Yang tak kalah penting adalah David Petch dari Treasure Chests yang juga melaporkan perkembangan kondisi technical pasar emas terkini, namun berdasarkan teori hitungan Elliott Wave serta Contracting Fibonacci Spiral (CFS). Berikut adalah bagian terpenting dari laporannya tersebut:
“The short-term Elliott Wave count of gold is shown below, with the thought pattern forming denoted in green. There was a parabolic arc put in place for gold between May and early September, which did not collapse…instead it corrected higher…this is an extremely bullish observation for higher gold prices going forward.
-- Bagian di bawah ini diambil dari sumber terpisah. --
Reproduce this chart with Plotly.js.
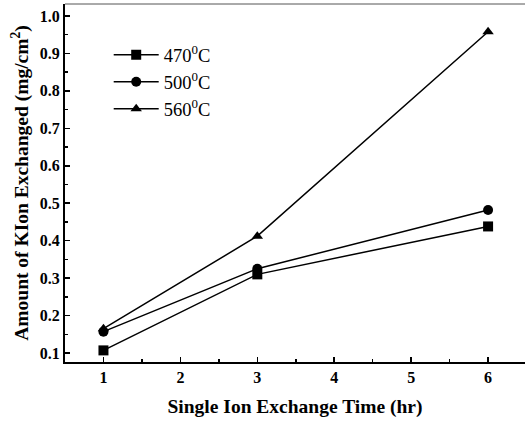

Generally, parabolic arcs see complete retraces…when there is no retracement, the upward price extension is usually equivalent to the parabolic rise…this would put gold at $2500/ounce at a minimum before July 2013. As other charts have shown, expect further sideways price action over the course of the next 4-6 weeks before breaking higher. DO NOT TRY SHORTING PRECIOUS METALS OR THE STOCK MARKET. Some articles have appeared over the past few weeks attempting to short the broad stock market or precious metals…until tops have been put in based upon the Contracting Fibonacci Spiral (CFS) cycle the markets are in (Google for more information), shorting could be an expensive proposition. The environment we are in is operating under a CFS, which to my knowledge is the only working cycle to accurately describe what is happening at present…until the mentioned topping dates of the broads, HUI, XOI, commodities etc. are reached, do not attempt shorting…volatility is going to be significant.
The long-term Elliott Wave count of gold is shown below, with the thought pattern forming denoted in green. Based upon the present pattern, expect upside to last for anywhere from 6-8 months at a minimum before topping out somewhere between $2500-3000/ounce.”